Of course we would like them all to be humble, modest and not, as Cole once admitted, to be insulted by an offer of £55,000 a week, but sport is not meant to be a popularity contest. Yet that is, increasingly, what it appears to have become around the England team. David Beckham has convinced the public that he would die for the national cause, so he only has to remove his tracksuit to provoke hysteria.
Suggestions that this is a problem associated with Wembley are not true. For being unfairly portrayed by the media as a terrible selection by Sven-Göran Eriksson, Owen Hargreaves was jeered at Old Trafford in matches before the 2006 World Cup finals and again at the tournament in Germany, which rather destroyed the image of England fans being “the best in the world”, as the players tell us.
True, they continue to turn up in remarkable numbers. Few countries would have attracted nearly 90,000 fans for a match against Kazakhstan. It should also be pointed out that many supporters rallied behind Cole. Yet a sizeable section must always have a whipping boy and it has been that way for a long time.

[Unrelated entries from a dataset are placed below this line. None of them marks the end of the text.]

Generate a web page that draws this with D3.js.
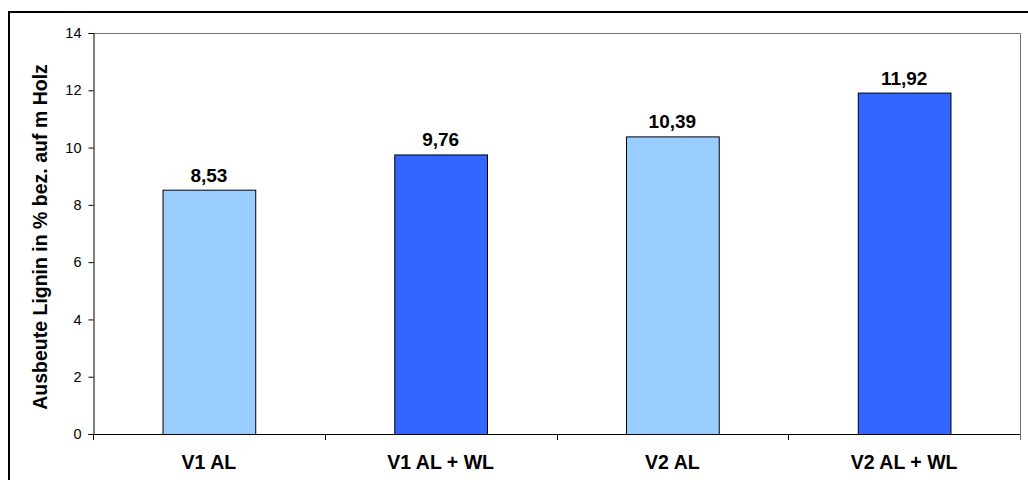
<!DOCTYPE html>
<html><head><meta charset="utf-8">
<script src="https://cdn.jsdelivr.net/npm/d3@7"></script>
<style>body{margin:0;background:#fff}svg{display:block}text{font-family:Arial,"Liberation Sans",sans-serif}</style>
</head><body>
<svg id="c" width="1028" height="480"></svg>
<script>
const categories = ["V1 AL", "V1 AL + WL", "V2 AL", "V2 AL + WL"];
const values = [8.53, 9.76, 10.39, 11.92];
const valueLabels = ["8,53", "9,76", "10,39", "11,92"];
const yTicks = [0, 2, 4, 6, 8, 10, 12, 14];
const barColors = ["#99CCFF", "#3366FF", "#99CCFF", "#3366FF"];
const yTitle = "Ausbeute Lignin in % bez. auf m Holz";

const svg = d3.select("#c");
const L = 93, R = 1020, T = 33, B = 434;
const x = d3.scaleBand().domain(categories).range([L, R]).paddingInner(0).paddingOuter(0);
const y = d3.scaleLinear().domain([0, 14]).range([B, T]);

// outer chart border
svg.append("line").attr("x1", 9).attr("x2", 1028).attr("y1", 12).attr("y2", 12).attr("stroke", "#000").attr("stroke-width", 2);
svg.append("line").attr("x1", 9).attr("x2", 9).attr("y1", 11).attr("y2", 480).attr("stroke", "#000").attr("stroke-width", 2);

// plot area border (top, right)
svg.append("path").attr("d", `M${L},${T + 0.5}H${R + 0.5}V${B}`).attr("fill", "none").attr("stroke", "#707070").attr("stroke-width", 1);

// bars
const bw = x.bandwidth() * 0.4;
svg.selectAll("rect.bar").data(values).enter().append("rect")
  .attr("x", (d, i) => x(categories[i]) + x.bandwidth() / 2 - bw / 2 + 0.5)
  .attr("y", d => y(d) + 0.5)
  .attr("width", bw)
  .attr("height", d => B - y(d))
  .attr("fill", (d, i) => barColors[i])
  .attr("stroke", "#000").attr("stroke-width", 1);

// value labels
svg.selectAll("text.val").data(values).enter().append("text")
  .attr("x", (d, i) => x(categories[i]) + x.bandwidth() / 2)
  .attr("y", d => y(d) - 8)
  .attr("text-anchor", "middle").attr("font-size", 19).attr("font-weight", "bold")
  .text((d, i) => valueLabels[i]);

// y axis
const ya = svg.append("g").attr("transform", `translate(${L + 0.5},0)`)
  .call(d3.axisLeft(y).tickValues(yTicks).tickSize(5).tickPadding(7).tickFormat(d3.format("d")));
ya.select(".domain").attr("stroke", "#000");
ya.selectAll("text").attr("font-size", 14.5).attr("font-family", "Arial, 'Liberation Sans', sans-serif").attr("fill", "#000");

// x axis
const xa = svg.append("g").attr("transform", `translate(0,${B + 0.5})`)
  .call(d3.axisBottom(x).tickSize(0).tickPadding(0).tickFormat(() => ""));
xa.select(".domain").attr("d", `M${L},0H${R + 0.5}`).attr("stroke", "#000");
const bounds = categories.map(c => x(c)).concat([R]);
svg.selectAll("line.xt").data(bounds).enter().append("line")
  .attr("x1", d => Math.round(d) + 0.5).attr("x2", d => Math.round(d) + 0.5)
  .attr("y1", B).attr("y2", B + 6).attr("stroke", (d, i) => i === bounds.length - 1 ? "#707070" : "#000");
svg.selectAll("text.xl").data(categories).enter().append("text")
  .attr("x", d => x(d) + x.bandwidth() / 2).attr("y", 469)
  .attr("text-anchor", "middle").attr("font-size", 19.5).attr("font-weight", "bold")
  .text(d => d);

// y title
svg.append("text").attr("transform", `translate(47,237) rotate(-90)`)
  .attr("text-anchor", "middle").attr("font-size", 19.5).attr("font-weight", "bold")
  .text(yTitle);
</script>
</body></html>
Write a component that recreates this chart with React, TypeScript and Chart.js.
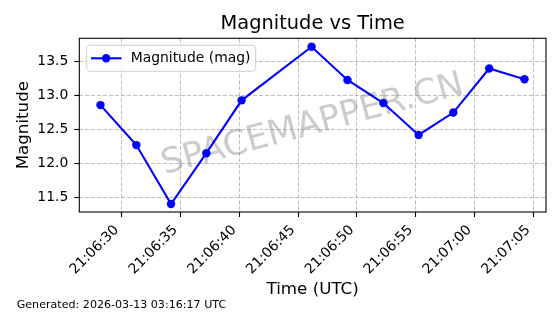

In his newspaper column yesterday, Graeme Le Saux, the former England left back, suggested football reasons. “There seems to be this feeling that we want our national team to play with the same aggressive tempo that Premier League sides show,” he wrote. “That’s not possible and that will be frustrating for the fans.” Others suggest that it has something to do with the nature of the Wembley crowd. Rising ticket prices have changed the demographic, with less committed football supporters. The cost makes those who do attend impatient for success.
But it is revealing to ask whether Wes Brown would have suffered as badly if he had played the same back-pass as Cole. Probably not, because he is not as polarising a figure as Cole.
Sadly, Lord Triesman, the chairman of the FA, declined to discuss the matter. For a man with a lot to say for himself, this was a dereliction of duty. Where he ducked, an FA spokesman stepped in to describe the booing as “crazy”, while Cole’s teammates were dismayed. “You can be the most strong-minded player in the world, but when that happens to you and you’re getting booed, it makes your game a little bit tougher,” Lampard said. “Simple as that.”
Playing for England brings a harsher glare than in the club game and the sums paid to our footballers do, in the minds of supporters, make them more accountable. But, whatever they earn, whatever their character flaws, the players are entitled to expect some proportion in the fans’ response. Cole made a solitary careless mistake. Presumably those who snarl and boo have never done that.